Politics

Senate Democrats unveil relief proposal in response to coronavirus outbreak

Key Points
  • Senate Democrats on Wednesday unveiled more than a dozen "critical measures" intended to provide relief to local communities amid the deadly coronavirus outbreak. 
  • High-profile Democrats have been pushing for a relief proposal that is "targeted to the people who need help," Sen. Chuck Schumer, D-N.Y., told NBC News earlier Wednesday. 
  • President Donald Trump on Tuesday pitched Republican lawmakers on a 0% payroll tax rate for employers and employees that would last through the rest of this year and possibly longer.
From left, Sen. Ben Cardin, D-Md., Senate Minority Leader Chuck Schumer, D-N.Y., Sen. Patrick Leahy, D-Vt., and Sen. Patty Murray, D-Wash., participate in the Senate Democrats news conference on coronavirus relief proposals on Wednesday, March 11, 2020.
Bill Clark | CQ-Roll Call | Getty Images

Senate Democrats on Wednesday unveiled more than a dozen "critical measures" intended to provide relief to local communities in the wake of the deadly coronavirus outbreak. 

Democratic lawmakers have been pushing for a relief proposal that is "targeted to the people who need help," Sen. Chuck Schumer, D-N.Y., told NBC News earlier Wednesday. 

The Senate Democrats COVID-19 Economic and Community Services Proposal includes:

  • Emergency unemployment insurance funds to replace lost wages
  • Requiring businesses to allow workers to gradually earn up to 7 paid sick days
  • Loan payment relief for up to six months on federally insured mortgages and student loans
  • Federal funding for local communities
  • Grants for small businesses
  • Supplemental funding to public transportation agencies and Amtrak
  • Increased SNAP benefits
  • Additional funding for food banks, schools and nonprofits
  • Emergency mortgage and rental assistance
  • Additional financial assistance to housing providers 
  • Emergency grant aid to colleges

The proposals were unveiled at a press conference on Wednesday in the midst of what seems to be a tense standoff between House Democrats and the Trump administration over how the government should address the growing health crisis. 

President Donald Trump on Tuesday pitched Republican lawmakers on a 0% payroll tax rate for employers and employees that would last through the rest of this year and possibly longer. Trump has also indicated that his administration would propose relief to the airline and cruise ship industries, which have been impacted by the outbreak. 

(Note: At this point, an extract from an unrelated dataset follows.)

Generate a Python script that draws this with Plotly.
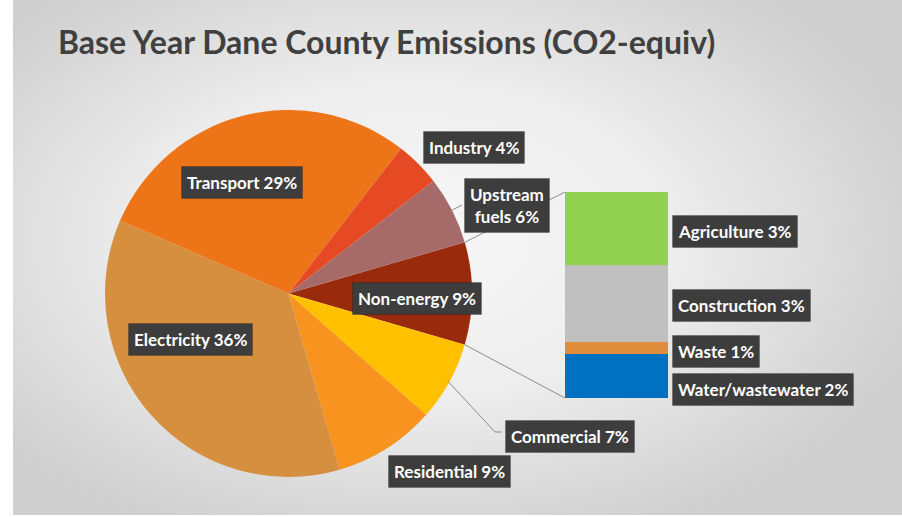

But Democratic lawmakers have signaled that they would not vote on a proposal that does not include relief measures aimed at easing the burden on hourly workers who might not have benefits and struggling small businesses. 

House Speaker Nancy Pelosi, D-Calif., in a March 9 press release issued prior to the president's 0% payroll tax idea said that any proposal must prioritize paid sick leave, widespread and free coronavirus testing, affordable treatment for all, anti-price-gouging protections and enhanced unemployment insurance. 

Rep. Ro Khanna, D-Calif., emphasized Pelosi's concerns on "Power Lunch" on Wednesday, telling CNBC that the priority is to make sure uninsured Americans "can get to a doctor or get a test without having to pay a lot of money."

"So the first thing I'd do is make sure we extended health care," Khanna added. "We should make sure people who are taking time off from work are compensated so that they have that money that they can then spend. We should make sure people who have student loans aren't defaulting on those loans." 

While the Democrats have suggested that they will also consider offering assistance to corporations, the relief effort should start "from the bottom up," Schumer told NBC News, "targeted at the people who are most hurt."

The coronavirus, which is believed to have originated in Wuhan, China, has spread to dozens of countries globally, with more than 121,000 confirmed cases worldwide and at least 4,373 deaths so far, according to data from Johns Hopkins University.

There have been at least 1,050 cases in the United States and at least 30 deaths, according to the latest tallies from Johns Hopkins. 

The outbreak, which the World Health Organization classified as a pandemic Wednesday, has roiled markets and led governments to take drastic actions as it rapidly spreads across the globe. 

Correction: A previous version of this story misstated the number of deaths attributable to the coronavirus in the U.S.